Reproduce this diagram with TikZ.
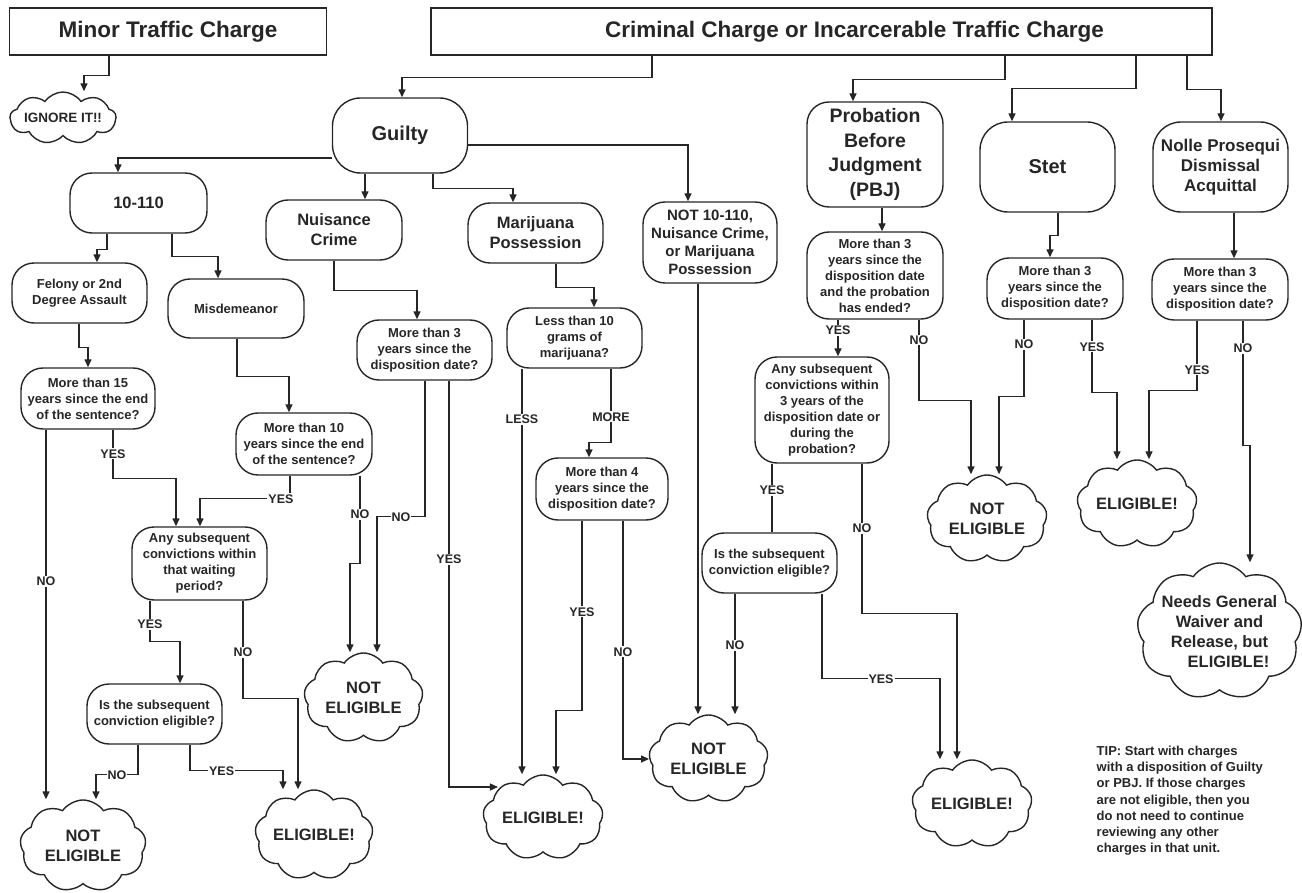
\documentclass[tikz,border=0pt]{standalone}
\usepackage{fontspec}
\setmainfont{Liberation Sans}
\usetikzlibrary{shapes.symbols, arrows.meta, calc}

\begin{document}
\begin{tikzpicture}[x=1pt, y=-1pt, line width=1.4pt, color=black!85,
  title/.style={draw, rectangle, inner sep=2pt, font=\fontsize{22.5}{26}\selectfont\bfseries},
  box/.style={draw, rectangle, rounded corners=22pt, align=center, inner sep=2pt,
    font=\fontsize{16.5}{20}\selectfont\bfseries},
  ques/.style={box, font=\fontsize{13}{16}\selectfont\bfseries},
  cloudy/.style={draw, cloud, cloud puffs=9, cloud puff arc=110, cloud ignores aspect,
    inner xsep=-14pt, inner ysep=-8pt, align=center, font=\fontsize{16.5}{20}\selectfont\bfseries},
  arr/.style={-{Triangle[length=8pt,width=7pt]}},
  lbl/.style={fill=white, inner sep=1pt, font=\fontsize{12.5}{14}\selectfont\bfseries},
  tip/.style={align=left, inner sep=0pt, font=\fontsize{13}{16.3}\selectfont\bfseries}]
  \useasboundingbox (0,0) rectangle (1302,893);

  % Charges
  \node[title, minimum width=317, minimum height=47] (minor) at (168,31.5) {Minor Traffic Charge};
  \node[title, minimum width=781, minimum height=47] (crim) at (821.5,31.5)
    {\hspace*{66pt}Criminal Charge or Incarcerable Traffic Charge};
  \node[cloudy, minimum width=106, minimum height=52, font=\fontsize{13.5}{16}\selectfont\bfseries]
    (ignore) at (63,118) {IGNORE IT!!};

  % Dispositions
  \node[box, rounded corners=28pt, minimum width=135, minimum height=75, font=\fontsize{20}{24}\selectfont\bfseries]
    (guilty) at (400,135.5) {Guilty};
  \node[box, minimum width=136, minimum height=105, font=\fontsize{19.5}{24.5}\selectfont\bfseries]
    (pbj) at (875,154.5) {Probation\\Before\\Judgment\\(PBJ)};
  \node[box, rounded corners=28pt, minimum width=135, minimum height=90, font=\fontsize{20}{24}\selectfont\bfseries]
    (stet) at (1047.5,167) {Stet};
  \node[box, rounded corners=28pt, minimum width=135, minimum height=90, font=\fontsize{17}{20}\selectfont\bfseries]
    (nolle) at (1220.5,167) {Nolle Prosequi\\Dismissal\\Acquittal};

  % Guilty branches
  \node[box, minimum width=137, minimum height=60] (tenten) at (138.5,203) {10-110};
  \node[box, minimum width=136, minimum height=60] (nuis) at (334,230) {Nuisance\\Crime};
  \node[box, minimum width=135, minimum height=60] (marij) at (535.5,233) {Marijuana\\Possession};
  \node[box, minimum width=134, minimum height=81, font=\fontsize{15}{18}\selectfont\bfseries]
    (notany) at (710,242.5) {NOT 10-110,\\Nuisance Crime,\\or Marijuana\\Possession};
  \node[ques, minimum width=135, minimum height=60] (felony) at (79.5,293) {Felony or 2nd\\Degree Assault};
  \node[ques, minimum width=136, minimum height=59] (misd) at (236,308.5) {Misdemeanor};

  % Questions
  \node[ques, minimum width=134, minimum height=61] (q15) at (88,398.5) {More than 15\\years since the end\\of the sentence?};
  \node[ques, minimum width=136, minimum height=62] (q10) at (304,444) {More than 10\\years since the end\\of the sentence?};
  \node[ques, minimum width=135, minimum height=60] (q3a) at (424.5,350) {More than 3\\years since the\\disposition date?};
  \node[ques, minimum width=135, minimum height=60] (qless) at (574.5,338) {Less than 10\\grams of\\marijuana?};
  \node[ques, minimum width=132, minimum height=62] (q4) at (602,489) {More than 4\\years since the\\disposition date?};
  \node[ques, minimum width=135, minimum height=73] (qany) at (199.5,563.5) {Any subsequent\\convictions within\\that waiting\\period?};
  \node[ques, minimum width=135, minimum height=60] (qis) at (154.5,714) {Is the subsequent\\conviction eligible?};
  \node[ques, minimum width=136, minimum height=87] (qpbj) at (875,275.5)
    {More than 3\\years since the\\disposition date\\and the probation\\has ended?};
  \node[ques, minimum width=134, minimum height=106] (qsub) at (822,410)
    {Any subsequent\\convictions within\\3 years of the\\disposition date or\\during the\\probation?};
  \node[ques, minimum width=135, minimum height=60] (qis2) at (769.5,563) {Is the subsequent\\conviction eligible?};
  \node[ques, minimum width=136, minimum height=61] (qstet) at (1055,288.5) {More than 3\\years since the\\disposition date?};
  \node[ques, minimum width=136, minimum height=61] (qnolle) at (1220,289.5) {More than 3\\years since the\\disposition date?};

  % Outcomes
  \node[cloudy, minimum width=126, minimum height=92] (ne1) at (83,846) {NOT\\ELIGIBLE};
  \node[cloudy, minimum width=118, minimum height=90] (el1) at (314,835) {ELIGIBLE!};
  \node[cloudy, minimum width=119, minimum height=90] (ne2) at (363.5,698) {NOT\\ELIGIBLE};
  \node[cloudy, minimum width=120, minimum height=85] (el2) at (543,817.5) {ELIGIBLE!};
  \node[cloudy, minimum width=119, minimum height=88] (ne3) at (708.5,759) {NOT\\ELIGIBLE};
  \node[cloudy, minimum width=120, minimum height=88] (el3) at (972,804) {ELIGIBLE!};
  \node[cloudy, minimum width=120, minimum height=88] (ne4) at (987,519) {NOT\\ELIGIBLE};
  \node[cloudy, minimum width=120, minimum height=88] (el4) at (1137,504) {ELIGIBLE!};
  \node[cloudy, minimum width=165, minimum height=137] (needs) at (1219.5,631.5)
    {Needs General\\Waiver and\\Release, but\\\hspace*{18pt}ELIGIBLE!};

  \node[tip, anchor=north west] (tipnote) at (1096,745) {TIP: Start with charges\\with a disposition of Guilty\\or PBJ. If those charges\\are not eligible, then you\\do not need to continue\\reviewing any other\\charges in that unit.};

  % Top connectors
  \draw[arr] (minor.south -| 109,0) -- ++(0,20) -| (ignore.north -| 84,0);
  \draw[arr] (crim.south -| 652,0) -- ++(0,22) -| (guilty.north -| 402,0);
  \draw[arr] (crim.south -| 1005,0) -- ++(0,24) -| (pbj.north -| 853,0);
  \draw[arr] (crim.south -| 1136,0) -- ++(0,33) -| (stet.north -| 1012,0);
  \draw[arr] (crim.south -| 1187,0) -- ++(0,34) -| (nolle.north -| 1221,0);

  % Guilty
  \draw[arr] (guilty.west |- 0,158) -| (tenten.north -| 118,0);
  \draw[arr] (guilty.south -| 365,0) -- (nuis.north -| 365,0);
  \draw[arr] (guilty.south -| 433,0) -- ++(0,15) -| (marij.north -| 513,0);
  \draw[arr] (guilty.east |- 0,145) -| (notany.north -| 688,0);
  \draw[arr] (tenten.south -| 107,0) -- ++(0,16) -| (felony.north -| 97,0);
  \draw[arr] (tenten.south -| 172,0) -- ++(0,23) -| (misd.north -| 218,0);
  \draw[arr] (felony.south -| 79,0) -- ++(0,24) -| (q15.north -| 88,0);
  \draw[arr] (misd.south -| 237,0) -- ++(0,38) -| (q10.north -| 289,0);
  \draw[arr] (nuis.south -| 334,0) -- ++(0,30) -| (q3a.north -| 417,0);
  \draw[arr] (marij.south -| 556,0) -- ++(0,24) -| (qless.north -| 594,0);

  % 10-110
  \draw[arr] (q15.south -| 46,0) -- node[lbl, pos=.41] {NO} (ne1.north -| 46,0);
  \draw[arr] (q15.south -| 113,0) -- node[lbl, pos=.49] {YES} ++(0,49) -| (qany.north -| 176,0);
  \draw[arr] (q10.south -| 290,0) -- ++(0,23) -| node[lbl, pos=.05] {YES} (qany.north -| 200,0);
  \draw[arr] (q10.south -| 360,0) -- node[lbl, pos=.44] {NO} ++(0,88) -| (ne2.north -| 350,0);
  \draw[arr] (qany.south -| 150,0) -- node[lbl, pos=.58] {YES} ++(0,41) -| (qis.north -| 180,0);
  \draw[arr] (qany.south -| 243,0) -- node[lbl, pos=.53] {NO} ++(0,98) -| (el1.north -| 298,0);
  \draw[arr] (qis.south -| 138,0) -- ++(0,30) -| node[lbl, pos=.25] {NO} (ne1.north -| 96,0);
  \draw[arr] (qis.south -| 190,0) -- ++(0,26) -| node[lbl, pos=.17] {YES} (el1.north -| 283,0);

  % Nuisance and marijuana
  \draw[arr] (q3a.south -| 425,0) -- ++(0,136) -| node[lbl, pos=.25] {NO} (ne2.north -| 377,0);
  \draw[arr] (q3a.south -| 449,0) |- node[lbl, pos=.22] {YES} ($(el2.west |- 0,787)+(15,0)$);
  \draw[arr] (qless.south -| 522,0) -- node[lbl, pos=.125] {LESS} (el2.north -| 522,0);
  \draw[arr] (qless.south -| 611,0) -- node[lbl, pos=.65] {MORE} ++(0,74) -| (q4.north -| 589,0);
  \draw[arr] (q4.south -| 582,0) -- node[lbl, pos=.48] {YES} ++(0,190) -| (el2.north -| 556,0);
  \draw[arr] (q4.south -| 623,0) |- node[lbl, pos=.275] {NO} (ne3.west);
  \draw[arr] (notany.south -| 698,0) -- (ne3.north -| 698,0);

  % PBJ
  \draw[arr] (pbj.south -| 882,0) -- (qpbj.north -| 882,0);
  \draw[arr] (qpbj.south -| 838,0) -- node[lbl, pos=.3] {YES} (qsub.north -| 838,0);
  \draw[arr] (qpbj.south -| 919,0) -- node[lbl, pos=.25] {NO} ++(0,81) -| (ne4.north -| 971,0);
  \draw (qsub.south -| 772,0) -- node[lbl, pos=.39] {YES} (qis2.north -| 772,0);
  \draw[arr] (qsub.south -| 862,0) -- node[lbl, pos=.43] {NO} ++(0,150) -| (el3.north -| 957,0);
  \draw[arr] (qis2.south -| 735,0) -- node[lbl, pos=.43] {NO} (ne3.north -| 735,0);
  \draw[arr] (qis2.south -| 822,0) -- ++(0,85) -| node[lbl, pos=.25] {YES} (el3.north -| 940,0);

  % Stet and Nolle
  \draw[arr] (stet.south -| 1058,0) -- ++(0,23) -| (qstet.north -| 1050,0);
  \draw[arr] (qstet.south -| 1024,0) -- node[lbl, pos=.32] {NO} ++(0,77) -| (ne4.north -| 999,0);
  \draw[arr] (qstet.south -| 1092,0) -- node[lbl, pos=.37] {YES} ++(0,73) -| (el4.north -| 1117,0);
  \draw[arr] (nolle.south -| 1234,0) -- (qnolle.north -| 1234,0);
  \draw[arr] (qnolle.south -| 1197,0) -- node[lbl, pos=.7] {YES} ++(0,70) -| (el4.north -| 1149,0);
  \draw[arr] (qnolle.south -| 1243,0) -- node[lbl, pos=.22] {NO} ++(0,125) -| (needs.north -| 1250,0);

\end{tikzpicture}
\end{document}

▶ [WRITTEN TASK]:
From the opening line of the listing above through the line bearing "(ignore) at (63,118)", repeat each line exactly. Drop every picture.

▶ [THE RESULT]:
Reproduce this diagram with TikZ.
\documentclass[tikz,border=0pt]{standalone}
\usepackage{fontspec}
\setmainfont{Liberation Sans}
\usetikzlibrary{shapes.symbols, arrows.meta, calc}

\begin{document}
\begin{tikzpicture}[x=1pt, y=-1pt, line width=1.4pt, color=black!85,
  title/.style={draw, rectangle, inner sep=2pt, font=\fontsize{22.5}{26}\selectfont\bfseries},
  box/.style={draw, rectangle, rounded corners=22pt, align=center, inner sep=2pt,
    font=\fontsize{16.5}{20}\selectfont\bfseries},
  ques/.style={box, font=\fontsize{13}{16}\selectfont\bfseries},
  cloudy/.style={draw, cloud, cloud puffs=9, cloud puff arc=110, cloud ignores aspect,
    inner xsep=-14pt, inner ysep=-8pt, align=center, font=\fontsize{16.5}{20}\selectfont\bfseries},
  arr/.style={-{Triangle[length=8pt,width=7pt]}},
  lbl/.style={fill=white, inner sep=1pt, font=\fontsize{12.5}{14}\selectfont\bfseries},
  tip/.style={align=left, inner sep=0pt, font=\fontsize{13}{16.3}\selectfont\bfseries}]
  \useasboundingbox (0,0) rectangle (1302,893);

  % Charges
  \node[title, minimum width=317, minimum height=47] (minor) at (168,31.5) {Minor Traffic Charge};
  \node[title, minimum width=781, minimum height=47] (crim) at (821.5,31.5)
    {\hspace*{66pt}Criminal Charge or Incarcerable Traffic Charge};
  \node[cloudy, minimum width=106, minimum height=52, font=\fontsize{13.5}{16}\selectfont\bfseries]
    (ignore) at (63,118) {IGNORE IT!!};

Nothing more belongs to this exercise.